Yeats turned down O'Casey's next play, The Silver Tassie, for production at the Abbey, and this began a disenchantment with his homeland that persisted for the rest of the playwright's life. He declared himself a voluntary exile and remained in England with Eileen, where he lived until his death in 1964. At one point, he went so far as to ban production of any of his plays in Ireland. His work would never again deal directly with his country and her history; he turned away from the realism he had been known for, and adopted allegory and expressionism. In The Flying Wasp (1937), a collection of essays on theater, he wrote: "We do not want merely an excerpt from reality; it is the imaginative translation of reality, as it is seen through the eye of the poet, that we desire. The great art of the theatre is to suggest, not to tell openly; to dilate the mind by symbols, not by actual things; to express in Lear a world's sorrow, and in Hamlet the grief of humanity. Van Gogh, and particularly Cézanne, took from the extravagance of Cubism its possibilities and, uniting these with the greater possibilities of Realism and Impressionism, burst into a new art of painting. Now that is what I want to do in Drama!"

On this day in 1858, Hymen Lipman of Philadelphia patented the first pencil to have an attached eraser. The eraser-tipped pencil is still something of an American phenomenon; most European pencils are still eraserless. The humble pencil has a long and storied history, going back to the Roman stylus, which was sometimes made of lead, and why we still call the business end of the pencil the "lead," even though it's been made of nontoxic graphite since 1564.

Pencils were first mass-produced in Nuremberg, Germany, in 1662, and the Industrial Revolution of the 19th century really allowed the manufacture to flourish. Before he became known for Walden and "Civil Disobedience," Henry David Thoreau and his father were famous for manufacturing the hardest, blackest pencils in the United States. Edison was fond of short pencils that fit neatly into a vest pocket, readily accessible for the jotting down of ideas.
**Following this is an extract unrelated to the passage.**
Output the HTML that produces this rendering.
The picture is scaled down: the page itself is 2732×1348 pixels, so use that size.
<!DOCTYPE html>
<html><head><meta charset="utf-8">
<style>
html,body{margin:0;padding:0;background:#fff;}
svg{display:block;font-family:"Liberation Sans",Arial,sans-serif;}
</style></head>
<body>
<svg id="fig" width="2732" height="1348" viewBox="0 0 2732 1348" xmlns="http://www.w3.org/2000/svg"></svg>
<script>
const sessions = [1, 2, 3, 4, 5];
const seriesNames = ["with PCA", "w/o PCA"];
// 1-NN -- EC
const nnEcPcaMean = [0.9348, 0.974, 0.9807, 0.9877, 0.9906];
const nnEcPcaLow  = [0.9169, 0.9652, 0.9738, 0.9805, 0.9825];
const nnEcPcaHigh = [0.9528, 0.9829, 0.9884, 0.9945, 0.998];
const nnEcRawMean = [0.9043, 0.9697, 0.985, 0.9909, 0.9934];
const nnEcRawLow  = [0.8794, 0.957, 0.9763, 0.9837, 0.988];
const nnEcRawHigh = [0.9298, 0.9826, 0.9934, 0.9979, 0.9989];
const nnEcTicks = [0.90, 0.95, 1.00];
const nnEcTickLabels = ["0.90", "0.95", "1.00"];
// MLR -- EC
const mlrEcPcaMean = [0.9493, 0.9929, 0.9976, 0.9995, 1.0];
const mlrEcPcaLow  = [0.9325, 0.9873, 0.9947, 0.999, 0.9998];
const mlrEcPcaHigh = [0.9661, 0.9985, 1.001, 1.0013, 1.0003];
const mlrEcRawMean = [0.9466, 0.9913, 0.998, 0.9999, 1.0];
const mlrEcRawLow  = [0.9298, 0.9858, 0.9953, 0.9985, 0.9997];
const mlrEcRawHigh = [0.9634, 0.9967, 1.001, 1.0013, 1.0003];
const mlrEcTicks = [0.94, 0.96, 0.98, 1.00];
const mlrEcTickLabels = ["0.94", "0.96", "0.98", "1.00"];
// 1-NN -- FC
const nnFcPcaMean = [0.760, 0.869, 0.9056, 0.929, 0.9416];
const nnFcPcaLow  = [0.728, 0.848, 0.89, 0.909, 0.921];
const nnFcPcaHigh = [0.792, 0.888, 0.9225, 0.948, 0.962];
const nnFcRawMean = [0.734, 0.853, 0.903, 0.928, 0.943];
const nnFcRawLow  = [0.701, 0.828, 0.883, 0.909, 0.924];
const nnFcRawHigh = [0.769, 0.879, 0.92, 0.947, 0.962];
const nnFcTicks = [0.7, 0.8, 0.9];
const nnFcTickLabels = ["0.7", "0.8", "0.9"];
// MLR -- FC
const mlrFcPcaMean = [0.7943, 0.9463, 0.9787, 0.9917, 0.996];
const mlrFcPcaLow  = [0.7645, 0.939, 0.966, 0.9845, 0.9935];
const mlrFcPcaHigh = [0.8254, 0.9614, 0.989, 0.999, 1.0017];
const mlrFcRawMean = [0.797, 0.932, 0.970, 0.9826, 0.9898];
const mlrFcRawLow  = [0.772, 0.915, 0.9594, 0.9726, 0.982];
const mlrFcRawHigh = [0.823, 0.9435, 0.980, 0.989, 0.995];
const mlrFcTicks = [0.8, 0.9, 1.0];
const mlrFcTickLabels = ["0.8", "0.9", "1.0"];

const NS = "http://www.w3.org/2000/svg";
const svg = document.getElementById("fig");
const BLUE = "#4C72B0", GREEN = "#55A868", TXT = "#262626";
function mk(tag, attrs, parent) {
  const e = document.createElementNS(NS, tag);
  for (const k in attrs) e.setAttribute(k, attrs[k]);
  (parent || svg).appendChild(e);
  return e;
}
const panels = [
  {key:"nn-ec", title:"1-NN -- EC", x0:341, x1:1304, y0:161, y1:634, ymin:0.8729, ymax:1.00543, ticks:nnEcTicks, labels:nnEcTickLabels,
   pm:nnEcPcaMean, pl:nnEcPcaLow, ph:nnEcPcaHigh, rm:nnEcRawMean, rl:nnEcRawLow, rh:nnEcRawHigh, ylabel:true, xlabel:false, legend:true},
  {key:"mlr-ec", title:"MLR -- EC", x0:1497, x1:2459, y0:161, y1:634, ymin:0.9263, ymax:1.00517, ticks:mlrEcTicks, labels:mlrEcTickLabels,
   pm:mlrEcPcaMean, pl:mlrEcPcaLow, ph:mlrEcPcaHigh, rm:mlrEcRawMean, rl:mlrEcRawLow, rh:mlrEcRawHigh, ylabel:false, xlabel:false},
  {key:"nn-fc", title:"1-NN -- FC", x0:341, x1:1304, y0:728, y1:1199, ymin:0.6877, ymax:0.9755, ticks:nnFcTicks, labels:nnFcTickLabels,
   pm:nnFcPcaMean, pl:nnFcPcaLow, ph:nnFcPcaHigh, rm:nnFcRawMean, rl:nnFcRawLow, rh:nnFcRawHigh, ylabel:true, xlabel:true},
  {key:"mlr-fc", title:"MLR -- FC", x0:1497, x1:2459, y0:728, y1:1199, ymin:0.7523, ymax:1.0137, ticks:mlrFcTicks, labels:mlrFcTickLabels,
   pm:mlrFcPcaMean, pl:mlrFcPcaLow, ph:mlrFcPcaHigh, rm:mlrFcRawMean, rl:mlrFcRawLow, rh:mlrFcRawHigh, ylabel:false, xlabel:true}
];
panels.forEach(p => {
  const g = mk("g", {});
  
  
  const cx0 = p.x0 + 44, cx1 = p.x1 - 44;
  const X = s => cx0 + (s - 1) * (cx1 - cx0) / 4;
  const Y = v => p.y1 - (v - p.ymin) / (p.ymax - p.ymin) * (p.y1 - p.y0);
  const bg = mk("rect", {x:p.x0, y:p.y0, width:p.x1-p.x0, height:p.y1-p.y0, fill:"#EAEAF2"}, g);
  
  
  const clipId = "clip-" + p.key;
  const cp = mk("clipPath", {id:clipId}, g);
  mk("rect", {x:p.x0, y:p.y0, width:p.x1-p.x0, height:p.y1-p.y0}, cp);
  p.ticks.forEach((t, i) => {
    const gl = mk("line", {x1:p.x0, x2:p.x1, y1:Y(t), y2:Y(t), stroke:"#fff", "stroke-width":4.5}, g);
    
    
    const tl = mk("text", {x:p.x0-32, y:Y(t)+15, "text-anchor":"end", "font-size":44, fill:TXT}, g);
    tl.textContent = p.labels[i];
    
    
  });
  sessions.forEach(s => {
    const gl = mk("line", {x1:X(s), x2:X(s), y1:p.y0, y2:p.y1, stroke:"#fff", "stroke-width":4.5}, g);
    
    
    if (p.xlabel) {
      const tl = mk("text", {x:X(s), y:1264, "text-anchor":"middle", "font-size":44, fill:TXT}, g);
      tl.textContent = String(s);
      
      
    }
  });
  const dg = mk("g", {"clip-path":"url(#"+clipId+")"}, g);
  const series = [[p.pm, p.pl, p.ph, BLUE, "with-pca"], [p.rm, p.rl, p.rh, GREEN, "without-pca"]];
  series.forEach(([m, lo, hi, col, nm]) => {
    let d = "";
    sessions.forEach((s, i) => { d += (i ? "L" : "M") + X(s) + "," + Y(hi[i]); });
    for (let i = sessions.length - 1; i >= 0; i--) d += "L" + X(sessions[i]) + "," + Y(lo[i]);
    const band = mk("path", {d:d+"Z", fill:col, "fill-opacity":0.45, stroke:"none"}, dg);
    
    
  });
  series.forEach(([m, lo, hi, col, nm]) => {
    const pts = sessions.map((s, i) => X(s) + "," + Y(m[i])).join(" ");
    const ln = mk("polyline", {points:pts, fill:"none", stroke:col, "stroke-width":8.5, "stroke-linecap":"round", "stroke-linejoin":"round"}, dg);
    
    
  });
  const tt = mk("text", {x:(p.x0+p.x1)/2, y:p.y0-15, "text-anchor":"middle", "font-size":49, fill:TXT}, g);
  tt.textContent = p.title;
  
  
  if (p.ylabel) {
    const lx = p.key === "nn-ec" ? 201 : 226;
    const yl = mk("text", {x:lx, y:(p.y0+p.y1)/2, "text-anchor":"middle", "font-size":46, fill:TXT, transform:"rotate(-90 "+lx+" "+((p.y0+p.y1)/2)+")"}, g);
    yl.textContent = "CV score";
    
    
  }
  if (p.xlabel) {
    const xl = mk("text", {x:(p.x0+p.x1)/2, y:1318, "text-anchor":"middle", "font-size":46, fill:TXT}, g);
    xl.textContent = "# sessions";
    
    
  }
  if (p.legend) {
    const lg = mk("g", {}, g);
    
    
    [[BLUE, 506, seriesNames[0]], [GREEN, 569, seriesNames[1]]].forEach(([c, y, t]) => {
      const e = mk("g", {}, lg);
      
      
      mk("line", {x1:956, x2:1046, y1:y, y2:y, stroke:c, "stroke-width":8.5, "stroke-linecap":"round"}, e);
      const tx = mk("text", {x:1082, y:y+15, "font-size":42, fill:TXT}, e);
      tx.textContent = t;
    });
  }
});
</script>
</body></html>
John Steinbeck loved the pencil and started every day with 24 freshly sharpened ones; it's said that he went through 300 pencils in writing East of Eden (1952), and used 60 a day on The Grapes of Wrath (1939) and Cannery Row (1945).

Our common pencils are hexagonal to keep them from rolling off the table, and they're yellow because the best graphite came from China, and yellow is traditionally associated with Chinese royalty. A single pencil can draw a line 35 miles long, or write around 45,000 words. And if you make a mistake, thanks to Hymen Lipman, you've probably got an eraser handy.